Which brings us to NSO’s escalating adventures in the U.S. Though NSO has reportedly considered selling off its company since at least December, those talks heated up last month with reports indicating strong interest from U.S. defense firm L3Harris Technologies. Those efforts were quickly put on hold following backlash from the Biden Administration who warned the deal posed “serious counterintelligence and security concerns.” In a statement sent to Gizmodo, a White House official said they opposed any deal that would potentially allow a foreign company to skirt blacklist restrictions. Now, according to reporting in The Guardian this week, it appears complications around the blacklist were simply too much of a headache for L3Harris. The deal, for now, appears dead.
“If the [US] government is not aligned, there is no way for L3 to be aligned,” a source familiar with the deal said in an interview with The Guardian.
The deal’s downfall was applauded by privacy and digital rights organizations like AccessNow, which vigorously opposed the effort from the start.
“NSO Group should not be rewarded for its facilitation of human rights violations and dangerous business practices with a lucrative offer from a U.S. defense contractor,” Access Now Tech-Legal Counsel Natalia Krapiva said in a statement. “Such a deal is a blatant attack on human rights globally and U.S. national security interests.”
NSO did not immediately respond to Gizmodo’s request for comment.
Currently, NSO stands little chance of pulling off an American deal with the U.S. blacklist hovering over its head.
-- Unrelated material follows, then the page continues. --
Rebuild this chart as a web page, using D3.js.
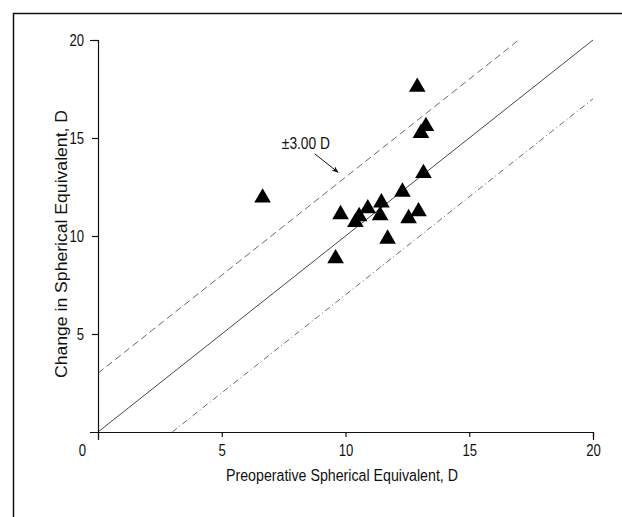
<!DOCTYPE html>
<html>
<head>
<meta charset="utf-8">
<script src="https://cdn.jsdelivr.net/npm/d3@7"></script>
<style>
  body { margin: 0; background: #fff; }
  text { font-family: "Liberation Sans", Arial, sans-serif; }
</style>
</head>
<body>
<div id="d3"></div>
<script>
// preoperative SE (x) vs change in SE (y), both in D
const preopSE = [12.9, 13.25, 13.05, 13.15, 12.3, 11.45, 10.9, 9.8, 10.55, 10.4, 11.4, 12.95, 12.55, 11.7, 9.6, 6.65];
const changeSE = [17.6, 15.6, 15.25, 13.2, 12.25, 11.7, 11.4, 11.1, 11.0, 10.7, 11.05, 11.25, 10.9, 9.85, 8.85, 11.95];

const xTicks = [0, 5, 10, 15, 20];
const yTicks = [5, 10, 15, 20];

// reference lines: y = x + offset
const lineOffsets = [0, 3, -3];
const annotation = "±3.00 D";

const settings = {
  width: 622,
  height: 517,
  left: 98,
  right: 593,
  top: 40,
  bottom: 432,
  fontSize: "16px",
  markerSize: 120,
  // the scan uses a condensed face, so squeeze the text a bit
  squeeze: 0.82,
};

// squash text horizontally to mimic a narrow font
function condense(sel, ratio) {
  sel.each(function () {
    const t = d3.select(this);
    const w = this.getComputedTextLength();
    t.attr("textLength", w * ratio).attr("lengthAdjust", "spacingAndGlyphs");
  });
}

function drawSVG() {
  const svg = d3
    .select("#d3")
    .append("svg")
    .attr("width", settings.width)
    .attr("height", settings.height);

  // frame round the figure (runs off the right and bottom edge)
  svg.append("rect")
    .attr("x", 13.5)
    .attr("y", 13.5)
    .attr("width", 640)
    .attr("height", 540)
    .attr("fill", "none")
    .attr("stroke", "#111")
    .attr("stroke-width", 1.5);

  const x = d3.scaleLinear().domain([0, 20]).range([settings.left, settings.right]);
  const y = d3.scaleLinear().domain([0, 20]).range([settings.bottom, settings.top]);

  const dashes = { "0": null, "3": "7,4", "-3": "6,3,1,3" };

  // diagonal lines, clipped to the 0-20 box
  lineOffsets.forEach(function (off) {
    const x0 = Math.max(0, -off);
    const x1 = Math.min(20, 20 - off);
    svg.append("line")
      .attr("x1", x(x0)).attr("y1", y(x0 + off))
      .attr("x2", x(x1)).attr("y2", y(x1 + off))
      .attr("stroke", off === 0 ? "#333" : "#444")
      .attr("stroke-width", off === 0 ? 0.9 : 0.8)
      .attr("stroke-dasharray", dashes[off]);
  });

  // axes
  const xAxis = svg.append("g")
    .attr("transform", `translate(0, ${settings.bottom})`)
    .call(d3.axisBottom(x).tickValues(xTicks).tickSize(5).tickSizeOuter(8));
  const yAxis = svg.append("g")
    .attr("transform", `translate(${settings.left}, 0)`)
    .call(d3.axisLeft(y).tickValues(yTicks).tickSize(6).tickSizeOuter(8));

  [xAxis, yAxis].forEach(function (g) {
    g.selectAll("path, line").attr("stroke", "#111").attr("stroke-width", 1.2);
    g.selectAll("text").attr("font-size", settings.fontSize).attr("fill", "#111")
      .style("font-family", "'Liberation Sans', Arial, sans-serif");
  });
  xAxis.selectAll("text").attr("dy", "1.0em");
  // the 0 label sits left of the origin
  xAxis.selectAll(".tick").filter(d => d === 0).select("text").attr("x", -16);
  yAxis.selectAll("text").attr("x", -14);
  condense(xAxis.selectAll("text"), settings.squeeze);
  condense(yAxis.selectAll("text"), settings.squeeze);

  // axis titles
  const xTitle = svg.append("text")
    .attr("x", 342)
    .attr("y", 481)
    .attr("text-anchor", "middle")
    .attr("font-size", settings.fontSize)
    .attr("fill", "#111")
    .text("Preoperative Spherical Equivalent, D");
  xTitle.attr("textLength", 232).attr("lengthAdjust", "spacingAndGlyphs");

  const yTitle = svg.append("text")
    .attr("transform", `translate(67, 244) rotate(-90)`)
    .attr("text-anchor", "middle")
    .attr("font-size", settings.fontSize)
    .attr("fill", "#111")
    .text("Change in Spherical Equivalent, D");
  yTitle.attr("textLength", 268).attr("lengthAdjust", "spacingAndGlyphs");

  // ±3.00 D label with arrow to the upper line
  const defs = svg.append("defs");
  defs.append("marker")
    .attr("id", "arrow")
    .attr("viewBox", "0 0 10 10")
    .attr("refX", 9).attr("refY", 5)
    .attr("markerWidth", 7).attr("markerHeight", 7)
    .attr("orient", "auto")
    .append("path")
    .attr("d", "M0,1 L10,5 L0,9 L3,5 Z")
    .attr("fill", "#111");

  const note = svg.append("text")
    .attr("x", x(8.4))
    .attr("y", y(14.45))
    .attr("text-anchor", "middle")
    .attr("font-size", "16px")
    .attr("fill", "#111")
    .text(annotation);
  condense(note, 0.86);

  svg.append("line")
    .attr("x1", x(8.75)).attr("y1", y(14.2))
    .attr("x2", x(9.7)).attr("y2", y(13.25))
    .attr("stroke", "#111")
    .attr("stroke-width", 1)
    .attr("marker-end", "url(#arrow)");

  // data points
  const triangle = d3.symbol().type(d3.symbolTriangle).size(settings.markerSize);
  svg.append("g")
    .selectAll("path")
    .data(preopSE.map((v, i) => [v, changeSE[i]]))
    .join("path")
    .attr("d", triangle)
    .attr("fill", "#000")
    .attr("transform", d => `translate(${x(d[0])}, ${y(d[1])})`);
}

drawSVG();
</script>
</body>
</html>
According to the ProPublica report, NSO’s lobbyists are trying to raise the issue of removing them from that list during an upcoming meeting between Biden and Israeli Prime Minister Yair Lapid. The company’s lobbyists already reportedly tried and failed to set up a meeting between company reps and National Security Adviser Jake Sullivan.
Getting their name knocked off the trade blacklist poses a clear, immediate challenge for NSO, however, documents discovered by ProPublica show the company’s U.S. lobbying efforts actually briefly preceded the blacklisting. Back in July 2021, NSO reportedly hired Pillsbury Winthrop Shaw Pittman law firm for about $75,000 per month to advise it on U.S. tenders and compliance requirements. Since then, NSO has repeatedly signed agreements with multiple organizations, including Bluelight Strategies, a D.C.based public relations and media consulting firm with reported ties to the Democratic party. NSO reportedly forked over $100,000 to Bluelight for two months of work, ProPublica notes.
Still, at least for now, all of NSO’s efforts have failed to gain much traction with anyone who really matters. The lobbying campaign has reportedly drawn little response, and NSO hasn’t even been told what it needs to do to theoretically be removed from the U.S. blacklist.